■ YOUR TASK: Lines from the one containing "Reproduce this chart with matplotlib." to the one containing "-17.0, -17.25, -17.5, -17.75, -18.0]", both lines included, are to be extracted exactly from the data below; pictures are excluded.

━━━━━━━━

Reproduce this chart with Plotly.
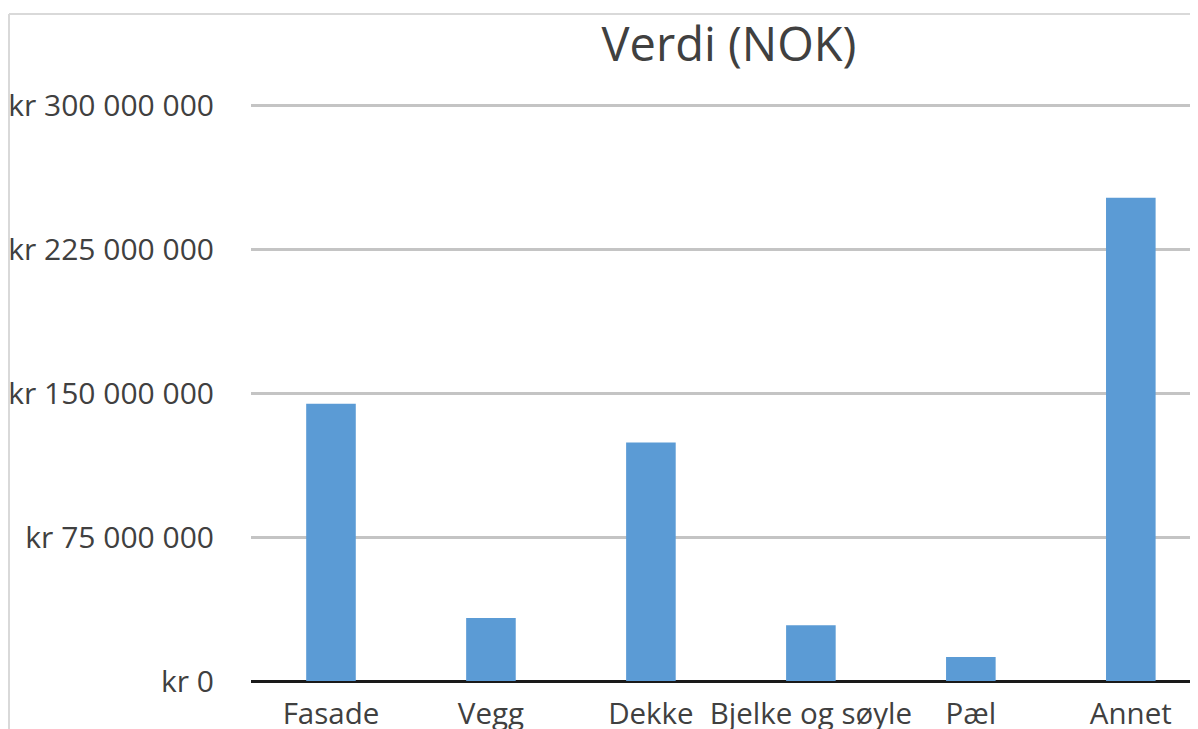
import plotly.graph_objects as go

categories = ["Fasade", "Vegg", "Dekke", "Bjelke og søyle", "Pæl", "Annet"]
values = [144_500_000, 32_800_000, 124_300_000, 29_100_000, 12_500_000, 251_700_000]
tick_vals = [0, 75_000_000, 150_000_000, 225_000_000, 300_000_000]
tick_text = ["kr 0", "kr 75 000 000", "kr 150 000 000", "kr 225 000 000", "kr 300 000 000"]

W, H = 1198, 729
L, R, T, B = 243, 0, 96, 56
FONT = "Open Sans"

fig = go.Figure(go.Bar(x=categories, y=values, marker_color="#5b9bd5", marker_line_width=0))

pw = W - L - R
ph = H - T - B
def px_x(p):
    return (p - L) / pw
def px_y(p):
    return (H - B - p) / ph

fig.add_shape(type="line", xref="paper", yref="paper", x0=px_x(1), x1=px_x(W + 5),
              y0=px_y(6), y1=px_y(6), line=dict(color="#d9d9d9", width=2), layer="below")
fig.add_shape(type="line", xref="paper", yref="paper", x0=px_x(1), x1=px_x(1),
              y0=px_y(6), y1=px_y(H + 5), line=dict(color="#d9d9d9", width=2), layer="below")

fig.update_layout(
    width=W, height=H,
    margin=dict(l=L, r=R, t=T, b=B, autoexpand=False),
    paper_bgcolor="white", plot_bgcolor="white",
    bargap=0.69,
    showlegend=False,
    font=dict(family=FONT, color="#404040", size=29),
    title=dict(text="Verdi (NOK)", x=px_x(721), xref="paper", xanchor="center",
               y=1 - 37 / H, yanchor="middle", font=dict(size=47, family=FONT, color="#404040")),
    xaxis=dict(range=[-0.5, 5.47], showgrid=False, showline=False, zeroline=False,
               tickfont=dict(size=29.5, family=FONT, color="#404040"), ticks="",
               ticklabelstandoff=12),
    yaxis=dict(range=[0, 300_600_000], tickvals=tick_vals, ticktext=tick_text,
               showgrid=True, gridcolor="#c4c4c4", gridwidth=3,
               zeroline=True, zerolinecolor="#1a1a1a", zerolinewidth=3,
               showline=False, ticks="", ticklabelstandoff=36,
               tickfont=dict(size=30, family=FONT, color="#404040")),
)

fig.write_html("out.html")
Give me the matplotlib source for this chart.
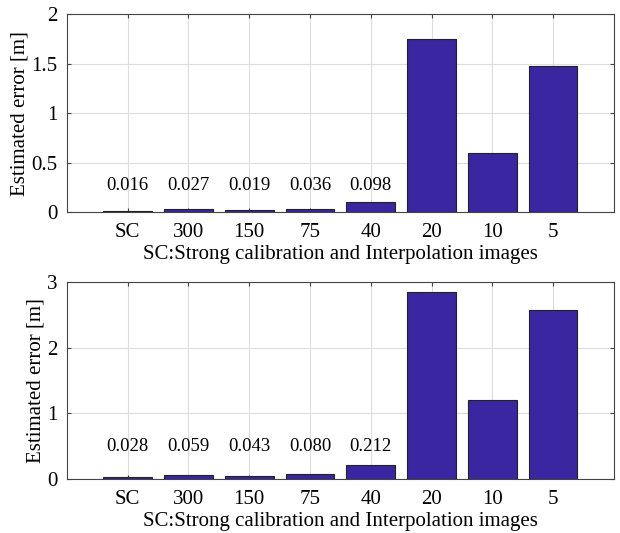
import matplotlib.pyplot as plt
import numpy as np

# Data
categories = ["SC", "300", "150", "75", "40", "20", "10", "5"]
error_top = [0.016, 0.027, 0.019, 0.036, 0.098, 1.75, 0.60, 1.48]
error_bottom = [0.028, 0.059, 0.043, 0.080, 0.212, 2.85, 1.20, 2.57]
labels_top = ["0.016", "0.027", "0.019", "0.036", "0.098"]
labels_bottom = ["0.028", "0.059", "0.043", "0.080", "0.212"]


def draw_panel(ax, values, labels, ymax, yticks, ytick_labels, label_y):
    x = np.arange(1, len(categories) + 1)
    ax.bar(x, values, width=0.8, color="#3a26a0", edgecolor="#222222",
           linewidth=0.8, zorder=3)

    for i, txt in enumerate(labels):
        ax.text(x[i], label_y, txt, ha="center", va="center", fontsize=13.5)

    ax.set_xlim(0, 9)
    ax.set_ylim(0, ymax)
    ax.set_xticks(x)
    ax.set_xticklabels(categories)
    ax.set_yticks(yticks)
    ax.set_yticklabels(ytick_labels)

    ax.tick_params(direction="in", top=True, right=True, labelsize=15,
                   length=3, color="#444444")
    ax.tick_params(axis="x", pad=8)
    ax.tick_params(axis="y", pad=7)
    ax.grid(True, color="#dddddd", linewidth=0.8, zorder=0)
    ax.set_axisbelow(True)
    for side in ax.spines.values():
        side.set_color("#444444")
        side.set_linewidth(0.8)

    ax.set_xlabel("SC:Strong calibration and Interpolation images", fontsize=15,
                  labelpad=2)
    ax.set_ylabel("Estimated error [m]", fontsize=15, labelpad=1)


def main():
    plt.rcParams["font.family"] = ["Liberation Serif", "DejaVu Serif"]

    fig = plt.figure(figsize=(6.2, 5.33), dpi=100)

    ax1 = fig.add_axes([0.108, 0.602, 0.882, 0.371])
    draw_panel(ax1, error_top, labels_top, 2, [0, 0.5, 1, 1.5, 2],
               ["0", "0.5", "1", "1.5", "2"], 0.27)

    ax2 = fig.add_axes([0.108, 0.101, 0.882, 0.370])
    draw_panel(ax2, error_bottom, labels_bottom, 3, [0, 1, 2, 3],
               ["0", "1", "2", "3"], 0.49)

    fig.savefig("out.png", dpi=100)


if __name__ == "__main__":
    main()
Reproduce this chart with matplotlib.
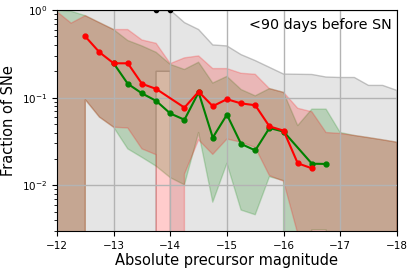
import numpy as np
import matplotlib
matplotlib.use("Agg")
import matplotlib.pyplot as plt

# magnitude grid of the bands
mag = [-12.0, -12.25, -12.5, -12.75, -13.0, -13.25, -13.5, -13.75, -14.0, -14.25,
       -14.5, -14.75, -15.0, -15.25, -15.5, -15.75, -16.0, -16.25, -16.5, -16.75,
       -17.0, -17.25, -17.5, -17.75, -18.0]

# gray band (all SNe)
gray_lo = [0, 0, 0, 0, 0, 0, 0, 0.2, 0.2, 0,
           0, 0, 0, 0, 0, 0, 0, 0, 0, 0,
           0, 0, 0, 0, 0]
gray_hi = [1.0, 1.0, 1.0, 1.0, 1.0, 1.0, 1.0, 1.0, 1.0, 0.72,
           0.60, 0.40, 0.39, 0.31, 0.265, 0.222, 0.186, 0.185, 0.184, 0.172,
           0.17, 0.17, 0.138, 0.138, 0.121]

# red band
red_lo = [0, 0, 0.095, 0.060, 0.046, 0.045, 0.026, 0.0223, 0, 0.0134,
          0.033, 0.0225, 0.0337, 0.031, 0.027, 0.0129, 0.0111, 0.0028, 0, 0,
          0, 0, 0, 0, 0]
red_hi = [0.96, 0.71, 0.865, 0.72, 0.60, 0.60, 0.456, 0.418, 0.245, 0.285,
          0.30, 0.215, 0.215, 0.19, 0.185, 0.127, 0.115, 0.0757, 0.069, 0.040,
          0.039, 0.037, 0.035, 0.033, 0.031]

# green band
green_lo = [0, 0, 0.095, 0.060, 0.046, 0.026, 0.0208, 0.0165, 0.0122, 0.0101,
            0.040, 0.0064, 0.0178, 0.0052, 0.0046, 0.0125, 0.0113, 0, 0.0031, 0.0031,
            0, 0, 0, 0, 0]
green_hi = [1.0, 0.97, 0.865, 0.72, 0.60, 0.45, 0.39, 0.33, 0.24, 0.21,
            0.254, 0.147, 0.175, 0.124, 0.105, 0.127, 0.115, 0.048, 0.074, 0.074,
            0.040, 0.037, 0.035, 0.033, 0.031]

# lines
black_mag = [-13.75, -14.0]
black_frac = [1.0, 1.0]

red_mag = [-12.5, -12.75, -13.0, -13.25, -13.5, -13.75, -14.25, -14.5, -14.75,
           -15.0, -15.25, -15.5, -15.75, -16.0, -16.25, -16.5]
red_frac = [0.50, 0.33, 0.247, 0.247, 0.144, 0.126, 0.077, 0.117, 0.080,
            0.096, 0.086, 0.082, 0.047, 0.042, 0.0178, 0.0156]

green_mag = [-13.0, -13.25, -13.5, -13.75, -14.0, -14.25, -14.5, -14.75, -15.0,
             -15.25, -15.5, -15.75, -16.0, -16.5, -16.75]
green_frac = [0.247, 0.144, 0.112, 0.092, 0.066, 0.056, 0.115, 0.035, 0.064,
              0.0296, 0.025, 0.045, 0.041, 0.0176, 0.0175]

fig = plt.figure(figsize=(4.16, 2.74), dpi=100)
ax = fig.add_axes([0.137, 0.157, 0.817, 0.806])
ax.set_yscale('log')

ax.fill_between(mag, gray_lo, gray_hi, facecolor=(0.5, 0.5, 0.5, 0.2),
                edgecolor=(0.5, 0.5, 0.5, 0.45), lw=1)
ax.fill_between(mag, green_lo, green_hi, color='green', alpha=0.2)
ax.fill_between(mag, red_lo, red_hi, color='red', alpha=0.2)

ax.plot(black_mag, black_frac, color='black', marker='o', ms=3, lw=1.5)
ax.plot(green_mag, green_frac, color='green', marker='o', ms=3.5, lw=1.5)
ax.plot(red_mag, red_frac, color='red', marker='o', ms=3.5, lw=1.5)

ax.set_xlim(-12, -18)
ax.set_ylim(0.003, 1)
ax.set_xticks([-12, -13, -14, -15, -16, -17, -18])
ax.grid(True, which='major', color='0.7', lw=1)
ax.set_axisbelow('line')
ax.tick_params(labelsize=7.5)
ax.set_xlabel('Absolute precursor magnitude', fontsize=10.5, labelpad=2)
ax.set_ylabel('Fraction of SNe', fontsize=10.5)
ax.text(0.985, 0.965, '<90 days before SN', transform=ax.transAxes,
        ha='right', va='top', fontsize=10.3)

fig.savefig('out.png', dpi=100)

━━━━━━━━

■ EXERCISE ANSWER:
Reproduce this chart with matplotlib.
import numpy as np
import matplotlib
matplotlib.use("Agg")
import matplotlib.pyplot as plt

# magnitude grid of the bands
mag = [-12.0, -12.25, -12.5, -12.75, -13.0, -13.25, -13.5, -13.75, -14.0, -14.25,
       -14.5, -14.75, -15.0, -15.25, -15.5, -15.75, -16.0, -16.25, -16.5, -16.75,
       -17.0, -17.25, -17.5, -17.75, -18.0]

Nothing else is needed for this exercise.